A comprehensive fatigue life predictive model for electronically conductive adhesive joints under constant-cycle loading

This paper describes a novel fatigue life prediction methodology aimed at providing the design engineer an easy fatigue life predictive tool using experimental data for thermo-mechanical load cyclic fatigue under constant maximum load (P-max) and load ratio (R = P-min/P-max = sigma(min)/sigma(max)). This encompasses an integrated approach to joint testing, analysis and modeling. Utilizing the proposed methodologies, we aim to predict the changes in fatigue life of the adhesive, based on the whole spectrum of test variables including temperature, humidity and load ratio.
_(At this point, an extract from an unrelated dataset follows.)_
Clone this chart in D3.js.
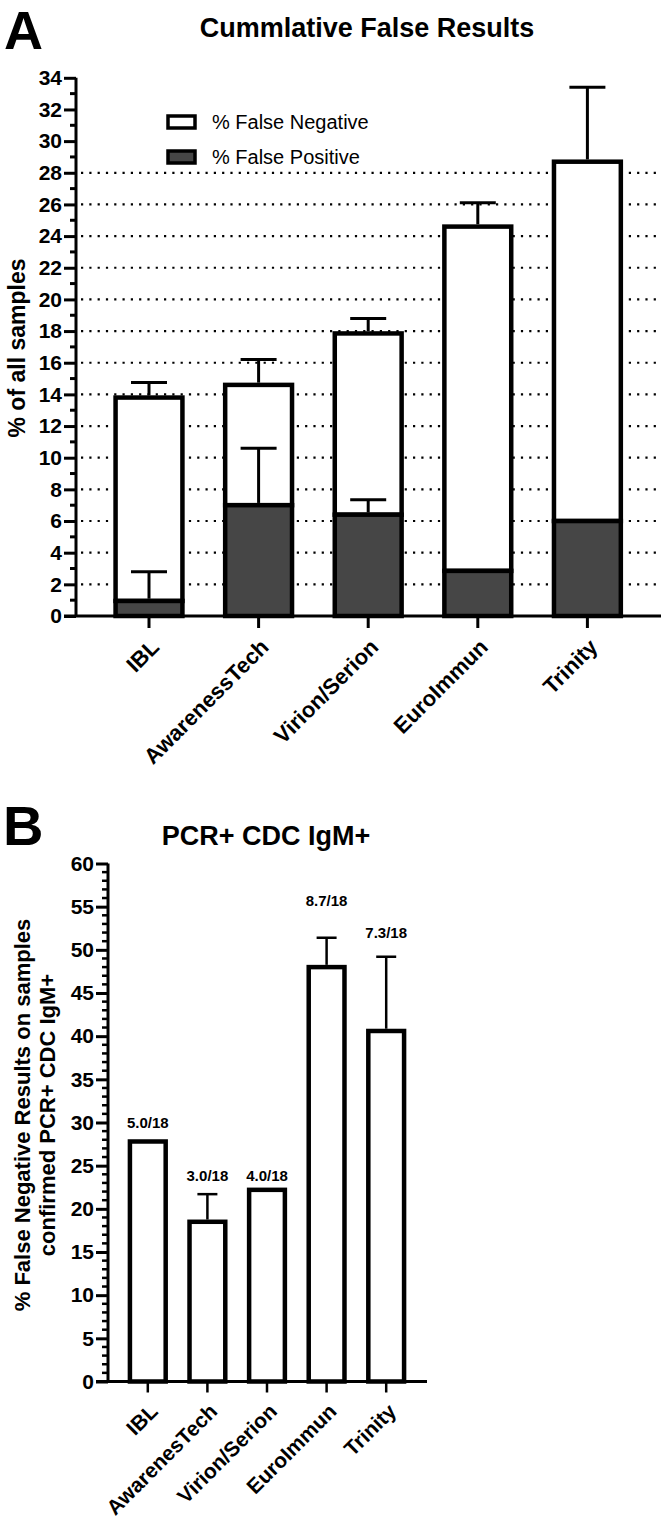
<!DOCTYPE html>
<html>
<head>
<meta charset="utf-8">
<script src="https://cdn.jsdelivr.net/npm/d3@7"></script>
<style>
  html, body { margin: 0; padding: 0; background: #fff; }
  svg { display: block; font-family: "Liberation Sans", Arial, sans-serif; }
</style>
</head>
<body>
<svg id="chart" width="666" height="1522"></svg>
<script>
// ---------- DATA ----------
const categoriesA = ["IBL", "AwarenessTech", "Virion/Serion", "EuroImmun", "Trinity"];
const falsePositive = [0.95, 7.0, 6.4, 2.85, 6.0];
const falsePositiveErrTop = [2.8, 10.6, 7.35, null, null];
const totalFalse = [13.8, 14.6, 17.85, 24.6, 28.7];       // FP + FN stacked top
const totalFalseErrTop = [14.75, 16.2, 18.8, 26.1, 33.4];
const yTicksA = [0, 2, 4, 6, 8, 10, 12, 14, 16, 18, 20, 22, 24, 26, 28, 30, 32, 34];
const gridValuesA = [2, 4, 6, 8, 10, 12, 14, 16, 18, 20, 22, 24, 26, 28];
const legendLabels = ["% False Negative", "% False Positive"];

const categoriesB = ["IBL", "AwarenesTech", "Virion/Serion", "EuroImmun", "Trinity"];
const pctFalseNeg = [27.8, 18.5, 22.2, 48.0, 40.6];
const pctFalseNegErrTop = [null, 21.7, null, 51.4, 49.2];
const countLabels = ["5.0/18", "3.0/18", "4.0/18", "8.7/18", "7.3/18"];
const yTicksB = [0, 5, 10, 15, 20, 25, 30, 35, 40, 45, 50, 55, 60];

// ---------- SETUP ----------
const svg = d3.select("#chart");
const dark = "#464646";
const FONT = "'Liberation Sans', Arial, sans-serif";

// ================= PANEL A =================
const A = svg.append("g");
const yA = d3.scaleLinear().domain([0, 34]).range([616, 77.8]);
const xA = d3.scaleBand().domain(categoriesA).range([94.2, 642.2]).paddingInner(0.39).paddingOuter(0.195);
const axisXA = 76;

A.append("text").attr("x", 4).attr("y", 49).attr("font-size", 54).attr("font-weight", "bold")
  .attr("font-family", FONT).text("A");
A.append("text").attr("x", 367).attr("y", 37).attr("text-anchor", "middle").attr("font-size", 27)
  .attr("font-weight", "bold").attr("font-family", FONT).text("Cummlative False Results");

// grid
A.selectAll("line.grid").data(gridValuesA).join("line")
  .attr("x1", axisXA + 5).attr("x2", 661)
  .attr("y1", d => yA(d)).attr("y2", d => yA(d))
  .attr("stroke", "#000").attr("stroke-width", 2.2).attr("stroke-dasharray", "2.2,6.1");

// y axis
const yAxisA = d3.axisLeft(yA).tickValues(yTicksA).tickSize(12).tickFormat(d3.format("d"));
const gyA = A.append("g").attr("transform", `translate(${axisXA},0)`).call(yAxisA);
gyA.select(".domain").attr("stroke-width", 3).attr("d", `M0,${yA(34)}V${yA(0)}`);
gyA.selectAll(".tick line").attr("stroke-width", 3);
gyA.selectAll(".tick text").attr("font-size", 21).attr("font-weight", "bold").attr("font-family", FONT).attr("x", -14).attr("fill", "#000");
// minor ticks
const minorA = d3.range(1, 34, 2);
gyA.selectAll("line.minor").data(minorA).join("line").attr("class", "minor")
  .attr("x1", -6).attr("x2", 0).attr("y1", d => yA(d)).attr("y2", d => yA(d))
  .attr("stroke", "#000").attr("stroke-width", 3);

// x axis
A.append("line").attr("x1", axisXA - 12).attr("x2", 661).attr("y1", yA(0)).attr("y2", yA(0))
  .attr("stroke", "#000").attr("stroke-width", 3);
A.selectAll("line.xt").data(categoriesA).join("line")
  .attr("x1", d => xA(d) + xA.bandwidth() / 2).attr("x2", d => xA(d) + xA.bandwidth() / 2)
  .attr("y1", yA(0)).attr("y2", yA(0) + 12).attr("stroke", "#000").attr("stroke-width", 3);
A.selectAll("text.xl").data(categoriesA).join("text")
  .attr("transform", d => `translate(${xA(d) + xA.bandwidth() / 2 + 6},${yA(0) + 27}) rotate(-45)`)
  .attr("text-anchor", "end").attr("dy", "0.35em").attr("font-size", 22).attr("font-weight", "bold")
  .attr("font-family", FONT).text(d => d);

// y label
A.append("text").attr("transform", `translate(25,348) rotate(-90)`).attr("text-anchor", "middle")
  .attr("font-size", 23).attr("font-weight", "bold").attr("font-family", FONT).text("% of all samples");

// bars: FN (white) segment from FP to total, FP (dark) from 0 to FP
const bw = 4.5;
A.selectAll("rect.fn").data(categoriesA).join("rect")
  .attr("x", d => xA(d)).attr("width", xA.bandwidth())
  .attr("y", (d, i) => yA(totalFalse[i])).attr("height", (d, i) => yA(falsePositive[i]) - yA(totalFalse[i]))
  .attr("fill", "#fff").attr("stroke", "#000").attr("stroke-width", bw);
A.selectAll("rect.fp").data(categoriesA).join("rect")
  .attr("x", d => xA(d)).attr("width", xA.bandwidth())
  .attr("y", (d, i) => yA(falsePositive[i])).attr("height", (d, i) => yA(0) - yA(falsePositive[i]))
  .attr("fill", dark).attr("stroke", "#000").attr("stroke-width", bw);

function errBar(g, cx, y0, y1, capW, sw) {
  g.append("line").attr("x1", cx).attr("x2", cx).attr("y1", y0).attr("y2", y1)
    .attr("stroke", "#000").attr("stroke-width", sw);
  g.append("line").attr("x1", cx - capW / 2).attr("x2", cx + capW / 2).attr("y1", y1).attr("y2", y1)
    .attr("stroke", "#000").attr("stroke-width", sw);
}
categoriesA.forEach((c, i) => {
  const cx = xA(c) + xA.bandwidth() / 2;
  errBar(A, cx, yA(totalFalse[i]) - bw / 2, yA(totalFalseErrTop[i]), 36, 3);
  if (falsePositiveErrTop[i] != null) errBar(A, cx, yA(falsePositive[i]) - bw / 2, yA(falsePositiveErrTop[i]), 36, 3);
});

// legend
const legFills = ["#fff", dark];
legendLabels.forEach((l, i) => {
  const ly = 116 + i * 35;
  A.append("rect").attr("x", 168).attr("y", ly).attr("width", 27).attr("height", 12)
    .attr("fill", legFills[i]).attr("stroke", "#000").attr("stroke-width", 3.5);
  A.append("text").attr("x", 212).attr("y", ly + 13).attr("font-size", 20).attr("font-family", FONT).text(l);
});

// ================= PANEL B =================
const B = svg.append("g");
const yB = d3.scaleLinear().domain([0, 60]).range([1381.5, 863.5]);
const xB = d3.scaleBand().domain(categoriesB).range([118, 416]).paddingInner(0.4).paddingOuter(0.2);
const axisXB = 108;

B.append("text").attr("x", 3).attr("y", 845).attr("font-size", 56).attr("font-weight", "bold")
  .attr("font-family", FONT).text("B");
B.append("text").attr("x", 266).attr("y", 845).attr("text-anchor", "middle").attr("font-size", 27)
  .attr("font-weight", "bold").attr("font-family", FONT).text("PCR+ CDC IgM+");

const yAxisB = d3.axisLeft(yB).tickValues(yTicksB).tickSize(12).tickFormat(d3.format("d"));
const gyB = B.append("g").attr("transform", `translate(${axisXB},0)`).call(yAxisB);
gyB.select(".domain").attr("stroke-width", 3).attr("d", `M0,${yB(60)}V${yB(0)}`);
gyB.selectAll(".tick line").attr("stroke-width", 3);
gyB.selectAll(".tick text").attr("font-size", 21).attr("font-weight", "bold").attr("font-family", FONT).attr("x", -14).attr("fill", "#000");
const minorB = d3.range(1, 60).filter(v => v % 5 !== 0);
gyB.selectAll("line.minor").data(minorB).join("line").attr("class", "minor")
  .attr("x1", -6).attr("x2", 0).attr("y1", d => yB(d)).attr("y2", d => yB(d))
  .attr("stroke", "#000").attr("stroke-width", 2.5);

B.append("line").attr("x1", axisXB - 12).attr("x2", 427).attr("y1", yB(0)).attr("y2", yB(0))
  .attr("stroke", "#000").attr("stroke-width", 3);
B.selectAll("line.xt").data(categoriesB).join("line")
  .attr("x1", d => xB(d) + xB.bandwidth() / 2).attr("x2", d => xB(d) + xB.bandwidth() / 2)
  .attr("y1", yB(0)).attr("y2", yB(0) + 11).attr("stroke", "#000").attr("stroke-width", 2.5);
B.selectAll("text.xl").data(categoriesB).join("text")
  .attr("transform", d => `translate(${xB(d) + xB.bandwidth() / 2 + 6},${yB(0) + 26}) rotate(-45)`)
  .attr("text-anchor", "end").attr("dy", "0.35em").attr("font-size", 21).attr("font-weight", "bold")
  .attr("font-family", FONT).text(d => d);

const yLabB = B.append("text").attr("transform", `translate(0,1115) rotate(-90)`).attr("text-anchor", "middle")
  .attr("font-size", 22).attr("font-weight", "bold").attr("font-family", FONT);
yLabB.append("tspan").attr("x", 0).attr("y", 30).text("% False Negative Results on samples");
yLabB.append("tspan").attr("x", 0).attr("y", 55).text("confirmed PCR+ CDC IgM+");

B.selectAll("rect.bb").data(categoriesB).join("rect")
  .attr("x", d => xB(d)).attr("width", xB.bandwidth())
  .attr("y", (d, i) => yB(pctFalseNeg[i])).attr("height", (d, i) => yB(0) - yB(pctFalseNeg[i]))
  .attr("fill", "#fff").attr("stroke", "#000").attr("stroke-width", 4.5);
categoriesB.forEach((c, i) => {
  const cx = xB(c) + xB.bandwidth() / 2;
  if (pctFalseNegErrTop[i] != null) errBar(B, cx, yB(pctFalseNeg[i]) - 2.25, yB(pctFalseNegErrTop[i]), 20, 2.5);
});
// count labels
const labelY = [1128, 1181, 1181, 906, 938];
B.selectAll("text.cnt").data(categoriesB).join("text")
  .attr("x", d => xB(d) + xB.bandwidth() / 2).attr("y", (d, i) => labelY[i])
  .attr("text-anchor", "middle").attr("font-size", 15).attr("font-weight", "bold").attr("font-family", FONT)
  .text((d, i) => countLabels[i]);
</script>
</body>
</html>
For this purpose, joints were prepared using stainless steel adherend specimens and a commercial silver-filled electronically conductive adhesive, and tested under monotonic and cyclic fatigue conditions, at 28 degrees C, 20% relative humidity, 50 degrees C, 90 degrees C and elevated humidity levels. Load-number of cycles (P-N) curves were generated using two specimen geometries at two different load ratios (R), at a cyclic frequency of 150 Hz. Using the experimental data, a life predictive methodology was developed and validated. Furthermore, the usefulness of the above-mentioned fatigue life predictive capability was extended to varying stress states.